AIM OF THE EXERCISE: Reproduce the listing below character for character; drop every image.

═════ SOURCE DATA

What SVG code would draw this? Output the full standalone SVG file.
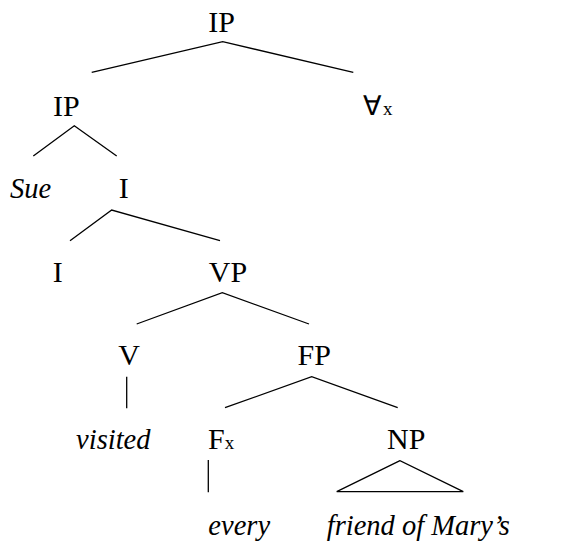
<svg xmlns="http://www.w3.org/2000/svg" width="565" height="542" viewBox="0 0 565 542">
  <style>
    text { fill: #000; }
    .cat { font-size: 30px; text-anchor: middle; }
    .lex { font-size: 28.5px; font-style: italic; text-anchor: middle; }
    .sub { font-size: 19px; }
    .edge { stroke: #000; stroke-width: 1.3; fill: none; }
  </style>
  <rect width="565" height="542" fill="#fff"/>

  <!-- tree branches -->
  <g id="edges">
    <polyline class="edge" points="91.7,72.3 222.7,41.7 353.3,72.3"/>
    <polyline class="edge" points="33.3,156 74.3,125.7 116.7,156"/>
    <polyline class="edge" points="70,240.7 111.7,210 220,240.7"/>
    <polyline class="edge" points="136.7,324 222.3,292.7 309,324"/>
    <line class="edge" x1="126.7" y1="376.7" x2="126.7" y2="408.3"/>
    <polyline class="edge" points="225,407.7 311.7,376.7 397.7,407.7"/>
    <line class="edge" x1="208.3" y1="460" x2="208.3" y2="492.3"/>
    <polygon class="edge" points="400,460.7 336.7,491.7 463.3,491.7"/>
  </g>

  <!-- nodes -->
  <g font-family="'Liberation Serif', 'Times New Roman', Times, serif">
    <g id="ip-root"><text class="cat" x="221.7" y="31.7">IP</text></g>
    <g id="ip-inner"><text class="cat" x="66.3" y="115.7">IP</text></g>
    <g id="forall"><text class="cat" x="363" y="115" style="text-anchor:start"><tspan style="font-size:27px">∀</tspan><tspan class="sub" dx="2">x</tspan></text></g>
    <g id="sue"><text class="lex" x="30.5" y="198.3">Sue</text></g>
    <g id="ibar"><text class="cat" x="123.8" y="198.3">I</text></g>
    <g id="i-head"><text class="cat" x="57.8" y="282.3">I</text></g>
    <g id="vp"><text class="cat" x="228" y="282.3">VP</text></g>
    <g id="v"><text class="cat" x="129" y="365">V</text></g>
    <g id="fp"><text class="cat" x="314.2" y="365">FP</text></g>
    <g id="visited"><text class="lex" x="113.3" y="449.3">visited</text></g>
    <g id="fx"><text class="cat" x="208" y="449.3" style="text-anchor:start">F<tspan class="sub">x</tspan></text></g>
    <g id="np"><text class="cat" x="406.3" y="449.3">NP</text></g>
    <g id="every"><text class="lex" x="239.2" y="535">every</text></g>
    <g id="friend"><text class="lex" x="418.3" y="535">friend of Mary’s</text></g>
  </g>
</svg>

══════════

REPLY TO THE TASK:
What SVG code would draw this? Output the full standalone SVG file.
<svg xmlns="http://www.w3.org/2000/svg" width="565" height="542" viewBox="0 0 565 542">
  <style>
    text { fill: #000; }
    .cat { font-size: 30px; text-anchor: middle; }
    .lex { font-size: 28.5px; font-style: italic; text-anchor: middle; }
    .sub { font-size: 19px; }
    .edge { stroke: #000; stroke-width: 1.3; fill: none; }
  </style>
  <rect width="565" height="542" fill="#fff"/>

  <!-- tree branches -->
  <g id="edges">
    <polyline class="edge" points="91.7,72.3 222.7,41.7 353.3,72.3"/>
    <polyline class="edge" points="33.3,156 74.3,125.7 116.7,156"/>
    <polyline class="edge" points="70,240.7 111.7,210 220,240.7"/>
    <polyline class="edge" points="136.7,324 222.3,292.7 309,324"/>
    <line class="edge" x1="126.7" y1="376.7" x2="126.7" y2="408.3"/>
    <polyline class="edge" points="225,407.7 311.7,376.7 397.7,407.7"/>
    <line class="edge" x1="208.3" y1="460" x2="208.3" y2="492.3"/>
    <polygon class="edge" points="400,460.7 336.7,491.7 463.3,491.7"/>
  </g>

  <!-- nodes -->
  <g font-family="'Liberation Serif', 'Times New Roman', Times, serif">
    <g id="ip-root"><text class="cat" x="221.7" y="31.7">IP</text></g>
    <g id="ip-inner"><text class="cat" x="66.3" y="115.7">IP</text></g>
    <g id="forall"><text class="cat" x="363" y="115" style="text-anchor:start"><tspan style="font-size:27px">∀</tspan><tspan class="sub" dx="2">x</tspan></text></g>
    <g id="sue"><text class="lex" x="30.5" y="198.3">Sue</text></g>
    <g id="ibar"><text class="cat" x="123.8" y="198.3">I</text></g>
    <g id="i-head"><text class="cat" x="57.8" y="282.3">I</text></g>
    <g id="vp"><text class="cat" x="228" y="282.3">VP</text></g>
    <g id="v"><text class="cat" x="129" y="365">V</text></g>
    <g id="fp"><text class="cat" x="314.2" y="365">FP</text></g>
    <g id="visited"><text class="lex" x="113.3" y="449.3">visited</text></g>
    <g id="fx"><text class="cat" x="208" y="449.3" style="text-anchor:start">F<tspan class="sub">x</tspan></text></g>
    <g id="np"><text class="cat" x="406.3" y="449.3">NP</text></g>
    <g id="every"><text class="lex" x="239.2" y="535">every</text></g>
    <g id="friend"><text class="lex" x="418.3" y="535">friend of Mary’s</text></g>
  </g>
</svg>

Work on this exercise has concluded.